Repo Man also features a soundtrack of music by punk icons like the Circle Jerks, Black Flag, Suicidal Tendencies, Iggy Pop, and of course, The Butthole Surfers, so that’s great.

In the end, this is the definition of a cult classic movie.

It’s got that thing about it, that mix of a skewed point of view, a weird idea, and a wild presentation, all the stuff that so many “indie” film makers work too hard to replicate on purpose. And then they end up falling so far short it’s laughable—I’m looking at you, Hobo With A Shotgun—because the truth is, you can’t set out and make a cult classic. You can’t make a true midnight movie on purpose, and if you try, you‘re only going to end up with garbage. Cult classic just are what they are, and you know it when you see it.

And Repo Man is the real deal.

It’s a weird, unconventional, irreverent little film, something that clearly didn’t cost much, takes a ton of risks and doesn’t care, and yet still works. And this is all while its cast with a bunch of “Hey, it’s that one guy” actors, including their king, Harry Dean Stanton, as well as a very young Emilio Estevez two full years before he became a star.
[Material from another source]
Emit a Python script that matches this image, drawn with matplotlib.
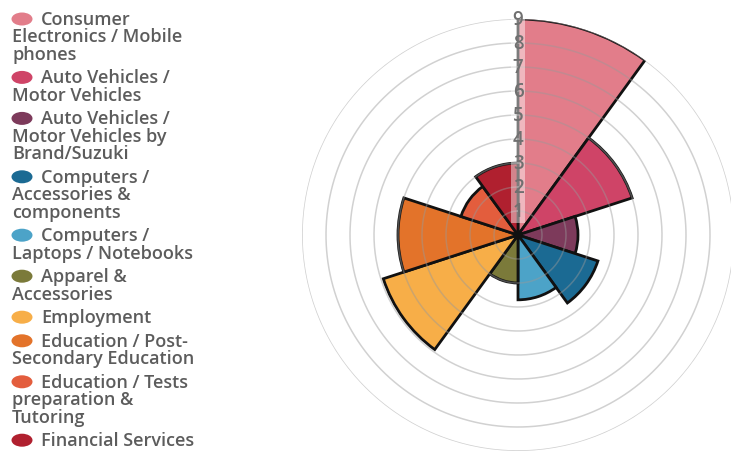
import numpy as np
import matplotlib.pyplot as plt
from matplotlib.patches import Ellipse

# Categories (legend text, wrapped as in the original)
labels = [
    "Consumer\nElectronics / Mobile\nphones",
    "Auto Vehicles /\nMotor Vehicles",
    "Auto Vehicles /\nMotor Vehicles by\nBrand/Suzuki",
    "Computers /\nAccessories &\ncomponents",
    "Computers /\nLaptops / Notebooks",
    "Apparel &\nAccessories",
    "Employment",
    "Education / Post-\nSecondary Education",
    "Education / Tests\npreparation &\nTutoring",
    "Financial Services",
]
values = [9, 5, 2.5, 3.5, 2.7, 2, 5.9, 5, 2.5, 3]
colors = ["#e27d8a", "#cf4467", "#7d3a5b", "#1b6a93", "#4ca3c8",
          "#7b7a3a", "#f7ae48", "#e3732a", "#e35d3d", "#b0202f"]
ring_ticks = [1, 2, 3, 4, 5, 6, 7, 8, 9]

W, H = 731, 452
fig = plt.figure(figsize=(W / 100, H / 100), dpi=100)

# polar area chart, centre at (518, 236) px, radius 216 px
cx, cy, R = 518, 236, 216
ax = fig.add_axes([(cx - R) / W, (H - cy - R) / H, 2 * R / W, 2 * R / H],
                  projection="polar")
ax.set_theta_zero_location("N")
ax.set_theta_direction(-1)

n = len(values)
width = 2 * np.pi / n
theta = np.arange(n) * width
ax.bar(theta, values, width=width, align="edge", color=colors,
       edgecolor="#111111", linewidth=2.0, zorder=2)

ax.set_ylim(0, 9)
ax.set_yticks(ring_ticks)
ax.set_yticklabels([])
ax.set_xticks([])
ax.spines["polar"].set_visible(False)
ax.grid(False)
for r in ring_ticks:
    t = np.linspace(0, 2 * np.pi, 400)
    ax.plot(t, np.full_like(t, r), color="#999999", lw=1.1, alpha=0.45,
            zorder=3)

for r in ring_ticks:
    ax.text(0, r, str(r), ha="center", va="center", fontsize=13.5,
            color="#707070", family="Open Sans", fontweight="semibold",
            zorder=5,
            bbox=dict(boxstyle="square,pad=0.1", facecolor="white",
                      alpha=0.45, edgecolor="none"))

# legend drawn by hand: marker, first line indented, wrapped lines flush left
line_h = 17.4
gap = 6.2
y = 20
for lab, col in zip(labels, colors):
    lines = lab.split("\n")
    fig.patches.append(Ellipse((22, H - y), 21, 13, transform=None,
                               facecolor=col, edgecolor="none"))
    for i, ln in enumerate(lines):
        x0 = 41 if i == 0 else 12
        fig.text(x0 / W, (H - y - i * line_h) / H, ln, ha="left",
                 va="center", fontsize=13, color="#5c5c5c",
                 family="Open Sans", fontweight="semibold")
    y += len(lines) * line_h + gap

fig.savefig("out.png", dpi=100)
It’s just a super cool film, the likes of which rarely comes along, the kind of movie you randomly comes across on a shelf somewhere, and when you sit down and watch it, it opens new doors in your mind. In short, movies like Repo Man is why you watch movies in the first place.

Even better, watching it now, all these years later, while this film is definitely a product of its time, and is very much tied to Los Angeles in the 80s, it doesn’t feel dated at all.

It’s still super cool.

“Never broke into a car, never hot-wired a car. Never broke into a truck. I shall not cause harm to any vehicle nor the personal contents thereof, nor through inaction let the personal contents thereof come to harm. That's what I call the Repo Code, kid!”